**STATED PROBLEM**
Which lines in the records below contain the word "diagram"? Copy each of them.

(Entries with chart source code)
☆ ☆ ☆

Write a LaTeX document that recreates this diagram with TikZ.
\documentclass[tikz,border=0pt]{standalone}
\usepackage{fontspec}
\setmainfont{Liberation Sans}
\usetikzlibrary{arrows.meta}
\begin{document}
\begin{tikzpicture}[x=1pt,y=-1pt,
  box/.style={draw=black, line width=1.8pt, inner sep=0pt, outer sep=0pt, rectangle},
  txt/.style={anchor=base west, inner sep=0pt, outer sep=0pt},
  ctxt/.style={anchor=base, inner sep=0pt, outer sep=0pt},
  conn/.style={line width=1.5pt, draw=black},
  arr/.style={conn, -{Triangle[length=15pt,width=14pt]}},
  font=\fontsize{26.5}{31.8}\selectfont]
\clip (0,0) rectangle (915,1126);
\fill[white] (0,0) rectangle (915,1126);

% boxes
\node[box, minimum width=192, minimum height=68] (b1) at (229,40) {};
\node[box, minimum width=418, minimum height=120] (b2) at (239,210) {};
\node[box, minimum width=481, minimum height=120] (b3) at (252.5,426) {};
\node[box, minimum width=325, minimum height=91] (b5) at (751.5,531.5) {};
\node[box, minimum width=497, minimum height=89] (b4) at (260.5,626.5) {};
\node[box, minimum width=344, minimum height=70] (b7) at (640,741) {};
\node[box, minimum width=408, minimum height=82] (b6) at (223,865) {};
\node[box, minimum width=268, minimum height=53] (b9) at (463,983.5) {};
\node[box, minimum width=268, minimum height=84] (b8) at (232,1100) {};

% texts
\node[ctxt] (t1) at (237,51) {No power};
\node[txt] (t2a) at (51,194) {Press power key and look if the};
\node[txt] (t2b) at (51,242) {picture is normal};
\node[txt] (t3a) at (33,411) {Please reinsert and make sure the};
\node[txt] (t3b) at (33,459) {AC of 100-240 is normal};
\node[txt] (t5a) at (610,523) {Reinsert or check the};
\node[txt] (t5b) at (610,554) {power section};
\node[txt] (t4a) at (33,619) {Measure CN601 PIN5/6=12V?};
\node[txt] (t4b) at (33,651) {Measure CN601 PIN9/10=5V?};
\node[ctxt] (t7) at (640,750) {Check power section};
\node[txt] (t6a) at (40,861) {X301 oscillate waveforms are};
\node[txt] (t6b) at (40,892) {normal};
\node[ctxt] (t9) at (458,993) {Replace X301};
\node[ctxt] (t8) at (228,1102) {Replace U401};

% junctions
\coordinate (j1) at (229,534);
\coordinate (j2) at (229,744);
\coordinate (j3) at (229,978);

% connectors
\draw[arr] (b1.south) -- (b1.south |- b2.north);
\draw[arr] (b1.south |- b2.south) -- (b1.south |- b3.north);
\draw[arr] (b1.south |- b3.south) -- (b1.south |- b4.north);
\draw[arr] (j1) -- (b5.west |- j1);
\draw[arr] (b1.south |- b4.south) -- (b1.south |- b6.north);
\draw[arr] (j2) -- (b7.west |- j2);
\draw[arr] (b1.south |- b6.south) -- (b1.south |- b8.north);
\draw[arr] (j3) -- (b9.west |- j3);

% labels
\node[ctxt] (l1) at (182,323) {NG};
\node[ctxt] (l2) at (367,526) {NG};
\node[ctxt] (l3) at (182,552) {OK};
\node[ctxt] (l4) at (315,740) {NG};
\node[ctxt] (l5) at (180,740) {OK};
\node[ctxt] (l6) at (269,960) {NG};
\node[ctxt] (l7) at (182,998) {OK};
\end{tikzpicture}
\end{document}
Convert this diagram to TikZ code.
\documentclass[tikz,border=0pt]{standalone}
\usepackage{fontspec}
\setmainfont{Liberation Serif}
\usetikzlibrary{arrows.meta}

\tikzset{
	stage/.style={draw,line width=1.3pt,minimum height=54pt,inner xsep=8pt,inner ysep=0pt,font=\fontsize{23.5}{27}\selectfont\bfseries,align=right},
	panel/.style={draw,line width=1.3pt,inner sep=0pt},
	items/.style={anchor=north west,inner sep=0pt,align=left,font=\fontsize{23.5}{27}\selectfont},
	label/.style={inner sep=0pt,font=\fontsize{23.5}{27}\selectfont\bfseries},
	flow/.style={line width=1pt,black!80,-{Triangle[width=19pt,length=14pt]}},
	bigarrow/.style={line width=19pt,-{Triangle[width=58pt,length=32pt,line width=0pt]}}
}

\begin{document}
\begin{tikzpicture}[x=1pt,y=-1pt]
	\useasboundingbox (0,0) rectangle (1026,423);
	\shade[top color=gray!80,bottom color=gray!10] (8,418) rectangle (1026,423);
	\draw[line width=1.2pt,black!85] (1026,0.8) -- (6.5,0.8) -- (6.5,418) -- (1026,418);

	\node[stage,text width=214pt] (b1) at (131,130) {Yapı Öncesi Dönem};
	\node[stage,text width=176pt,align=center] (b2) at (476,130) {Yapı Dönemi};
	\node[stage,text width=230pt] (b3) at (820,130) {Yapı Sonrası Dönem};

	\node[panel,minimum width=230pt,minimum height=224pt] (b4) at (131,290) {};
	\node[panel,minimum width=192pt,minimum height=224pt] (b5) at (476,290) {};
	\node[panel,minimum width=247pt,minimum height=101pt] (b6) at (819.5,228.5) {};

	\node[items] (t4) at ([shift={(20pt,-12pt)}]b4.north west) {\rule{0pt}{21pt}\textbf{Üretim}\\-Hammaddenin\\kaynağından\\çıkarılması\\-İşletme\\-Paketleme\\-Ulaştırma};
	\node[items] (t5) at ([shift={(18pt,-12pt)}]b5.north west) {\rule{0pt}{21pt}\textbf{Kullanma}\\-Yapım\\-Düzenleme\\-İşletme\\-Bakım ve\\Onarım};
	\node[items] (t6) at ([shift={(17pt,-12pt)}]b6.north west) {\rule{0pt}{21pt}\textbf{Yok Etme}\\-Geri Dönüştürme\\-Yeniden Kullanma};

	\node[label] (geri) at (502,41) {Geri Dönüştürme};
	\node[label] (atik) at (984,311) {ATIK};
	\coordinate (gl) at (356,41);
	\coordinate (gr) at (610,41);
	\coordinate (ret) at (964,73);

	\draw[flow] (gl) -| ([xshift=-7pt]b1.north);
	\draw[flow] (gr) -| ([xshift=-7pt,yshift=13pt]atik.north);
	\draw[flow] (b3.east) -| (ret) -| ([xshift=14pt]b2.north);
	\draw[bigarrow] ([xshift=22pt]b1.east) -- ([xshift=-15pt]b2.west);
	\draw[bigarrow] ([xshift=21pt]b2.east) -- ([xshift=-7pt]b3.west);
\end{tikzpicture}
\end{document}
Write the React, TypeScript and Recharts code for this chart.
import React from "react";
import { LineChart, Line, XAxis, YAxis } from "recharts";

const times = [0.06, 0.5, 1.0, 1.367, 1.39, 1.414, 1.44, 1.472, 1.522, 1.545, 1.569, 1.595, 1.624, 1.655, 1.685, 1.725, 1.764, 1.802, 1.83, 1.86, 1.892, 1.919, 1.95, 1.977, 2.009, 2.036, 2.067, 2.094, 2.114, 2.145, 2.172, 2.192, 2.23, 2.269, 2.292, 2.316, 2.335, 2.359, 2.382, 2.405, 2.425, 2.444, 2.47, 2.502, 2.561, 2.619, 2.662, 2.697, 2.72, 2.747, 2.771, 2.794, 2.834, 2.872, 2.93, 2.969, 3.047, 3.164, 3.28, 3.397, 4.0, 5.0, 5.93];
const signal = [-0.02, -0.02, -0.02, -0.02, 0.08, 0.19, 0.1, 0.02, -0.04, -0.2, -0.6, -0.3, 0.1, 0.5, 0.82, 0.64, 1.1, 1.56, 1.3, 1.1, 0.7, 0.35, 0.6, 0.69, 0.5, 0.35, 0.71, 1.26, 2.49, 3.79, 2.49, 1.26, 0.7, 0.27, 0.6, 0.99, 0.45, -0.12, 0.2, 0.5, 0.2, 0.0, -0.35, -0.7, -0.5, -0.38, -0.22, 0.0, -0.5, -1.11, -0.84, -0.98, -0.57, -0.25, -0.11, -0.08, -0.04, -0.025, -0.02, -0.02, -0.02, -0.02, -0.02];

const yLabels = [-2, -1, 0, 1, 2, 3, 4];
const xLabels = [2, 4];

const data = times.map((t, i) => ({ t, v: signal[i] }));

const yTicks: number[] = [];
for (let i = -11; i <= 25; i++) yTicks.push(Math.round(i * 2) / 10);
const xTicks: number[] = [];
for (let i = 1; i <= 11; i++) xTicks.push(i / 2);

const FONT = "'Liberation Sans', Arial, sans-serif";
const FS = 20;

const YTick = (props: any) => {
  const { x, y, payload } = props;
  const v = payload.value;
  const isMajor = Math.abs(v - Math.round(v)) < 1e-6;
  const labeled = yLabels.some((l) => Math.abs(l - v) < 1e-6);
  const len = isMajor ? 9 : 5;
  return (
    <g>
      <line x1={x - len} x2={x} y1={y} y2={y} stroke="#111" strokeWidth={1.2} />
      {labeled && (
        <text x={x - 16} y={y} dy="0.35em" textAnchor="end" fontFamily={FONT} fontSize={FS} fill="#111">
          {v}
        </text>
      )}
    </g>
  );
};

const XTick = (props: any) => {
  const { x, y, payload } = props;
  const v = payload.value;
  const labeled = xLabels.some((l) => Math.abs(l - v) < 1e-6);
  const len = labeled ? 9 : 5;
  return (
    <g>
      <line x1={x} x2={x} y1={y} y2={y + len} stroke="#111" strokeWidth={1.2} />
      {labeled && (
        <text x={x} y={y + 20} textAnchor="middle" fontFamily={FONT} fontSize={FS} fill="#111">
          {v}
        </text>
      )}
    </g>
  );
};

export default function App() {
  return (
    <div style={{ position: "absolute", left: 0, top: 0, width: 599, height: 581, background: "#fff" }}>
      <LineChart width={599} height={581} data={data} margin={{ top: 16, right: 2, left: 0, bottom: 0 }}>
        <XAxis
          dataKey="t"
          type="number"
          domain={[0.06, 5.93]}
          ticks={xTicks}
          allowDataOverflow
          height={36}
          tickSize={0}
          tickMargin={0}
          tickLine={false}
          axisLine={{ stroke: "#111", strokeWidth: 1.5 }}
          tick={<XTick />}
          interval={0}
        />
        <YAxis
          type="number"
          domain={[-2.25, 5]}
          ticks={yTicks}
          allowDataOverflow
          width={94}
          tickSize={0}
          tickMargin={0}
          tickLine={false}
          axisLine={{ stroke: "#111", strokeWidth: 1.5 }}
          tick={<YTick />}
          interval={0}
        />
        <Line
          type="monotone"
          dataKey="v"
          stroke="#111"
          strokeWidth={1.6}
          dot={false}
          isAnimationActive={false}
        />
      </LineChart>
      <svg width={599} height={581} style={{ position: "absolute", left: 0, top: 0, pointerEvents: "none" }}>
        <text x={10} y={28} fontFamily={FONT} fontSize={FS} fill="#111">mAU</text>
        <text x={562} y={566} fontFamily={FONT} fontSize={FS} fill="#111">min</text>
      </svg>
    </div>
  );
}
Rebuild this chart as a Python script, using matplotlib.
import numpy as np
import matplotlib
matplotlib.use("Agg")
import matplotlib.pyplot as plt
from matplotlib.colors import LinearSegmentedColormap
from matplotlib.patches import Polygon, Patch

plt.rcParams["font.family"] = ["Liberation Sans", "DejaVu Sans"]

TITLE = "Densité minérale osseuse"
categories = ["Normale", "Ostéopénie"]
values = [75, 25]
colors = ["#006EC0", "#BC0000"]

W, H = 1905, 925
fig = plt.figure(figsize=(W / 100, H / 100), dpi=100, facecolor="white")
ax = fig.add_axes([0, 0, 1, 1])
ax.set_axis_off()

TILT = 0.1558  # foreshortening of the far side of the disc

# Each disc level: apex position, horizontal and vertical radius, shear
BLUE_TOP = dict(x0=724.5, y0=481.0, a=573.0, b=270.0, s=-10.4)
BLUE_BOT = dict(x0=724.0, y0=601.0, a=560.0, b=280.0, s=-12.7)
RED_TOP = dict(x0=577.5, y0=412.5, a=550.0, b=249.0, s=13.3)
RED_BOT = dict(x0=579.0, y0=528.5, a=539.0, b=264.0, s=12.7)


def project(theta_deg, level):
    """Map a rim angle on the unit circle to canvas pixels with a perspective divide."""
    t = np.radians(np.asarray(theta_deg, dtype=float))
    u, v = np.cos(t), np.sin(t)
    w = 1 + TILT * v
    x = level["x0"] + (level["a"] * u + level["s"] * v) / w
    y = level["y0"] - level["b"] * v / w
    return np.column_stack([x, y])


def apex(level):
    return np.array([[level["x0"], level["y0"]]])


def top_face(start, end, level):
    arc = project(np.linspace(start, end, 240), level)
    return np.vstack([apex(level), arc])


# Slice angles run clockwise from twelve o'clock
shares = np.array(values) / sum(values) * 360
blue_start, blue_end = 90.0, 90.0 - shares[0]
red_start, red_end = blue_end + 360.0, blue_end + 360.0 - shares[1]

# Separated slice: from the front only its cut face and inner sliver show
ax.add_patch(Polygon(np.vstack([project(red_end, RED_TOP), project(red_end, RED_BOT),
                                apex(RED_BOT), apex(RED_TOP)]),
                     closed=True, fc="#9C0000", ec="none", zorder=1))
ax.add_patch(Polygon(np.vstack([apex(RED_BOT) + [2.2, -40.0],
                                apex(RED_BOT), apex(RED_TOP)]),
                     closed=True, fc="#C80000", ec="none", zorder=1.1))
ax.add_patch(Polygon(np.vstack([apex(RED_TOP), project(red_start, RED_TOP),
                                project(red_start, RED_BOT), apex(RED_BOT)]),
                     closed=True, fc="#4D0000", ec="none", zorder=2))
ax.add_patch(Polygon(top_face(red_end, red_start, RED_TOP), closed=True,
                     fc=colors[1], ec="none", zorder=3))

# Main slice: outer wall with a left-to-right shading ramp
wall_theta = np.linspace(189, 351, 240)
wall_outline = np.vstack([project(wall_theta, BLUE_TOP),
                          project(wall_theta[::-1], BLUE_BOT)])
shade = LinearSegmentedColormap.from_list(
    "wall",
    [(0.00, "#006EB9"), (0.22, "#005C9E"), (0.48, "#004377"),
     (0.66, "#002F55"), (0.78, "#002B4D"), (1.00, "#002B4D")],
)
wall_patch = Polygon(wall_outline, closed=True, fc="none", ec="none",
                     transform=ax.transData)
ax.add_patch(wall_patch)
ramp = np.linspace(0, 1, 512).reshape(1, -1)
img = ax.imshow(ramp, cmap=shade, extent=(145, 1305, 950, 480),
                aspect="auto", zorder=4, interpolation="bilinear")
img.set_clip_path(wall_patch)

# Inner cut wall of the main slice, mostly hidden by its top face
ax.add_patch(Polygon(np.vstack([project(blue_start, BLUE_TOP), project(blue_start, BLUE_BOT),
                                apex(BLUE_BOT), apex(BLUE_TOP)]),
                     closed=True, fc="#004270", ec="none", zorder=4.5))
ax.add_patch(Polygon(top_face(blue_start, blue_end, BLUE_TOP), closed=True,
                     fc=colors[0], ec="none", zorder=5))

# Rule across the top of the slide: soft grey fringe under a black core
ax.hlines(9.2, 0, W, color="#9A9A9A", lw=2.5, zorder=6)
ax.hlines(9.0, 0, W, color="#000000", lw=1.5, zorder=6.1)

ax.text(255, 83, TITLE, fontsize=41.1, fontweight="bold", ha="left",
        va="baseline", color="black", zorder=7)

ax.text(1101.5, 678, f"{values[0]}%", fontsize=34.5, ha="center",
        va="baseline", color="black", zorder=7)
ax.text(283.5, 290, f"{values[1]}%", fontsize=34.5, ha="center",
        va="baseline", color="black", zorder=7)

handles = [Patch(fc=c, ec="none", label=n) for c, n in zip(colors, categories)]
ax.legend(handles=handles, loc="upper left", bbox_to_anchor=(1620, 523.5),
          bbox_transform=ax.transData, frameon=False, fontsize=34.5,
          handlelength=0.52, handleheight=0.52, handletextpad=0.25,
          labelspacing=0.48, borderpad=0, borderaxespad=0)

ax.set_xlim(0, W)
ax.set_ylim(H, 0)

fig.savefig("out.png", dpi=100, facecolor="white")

☆ ☆ ☆

**RIGHT ANSWER**
Write a LaTeX document that recreates this diagram with TikZ.
Convert this diagram to TikZ code.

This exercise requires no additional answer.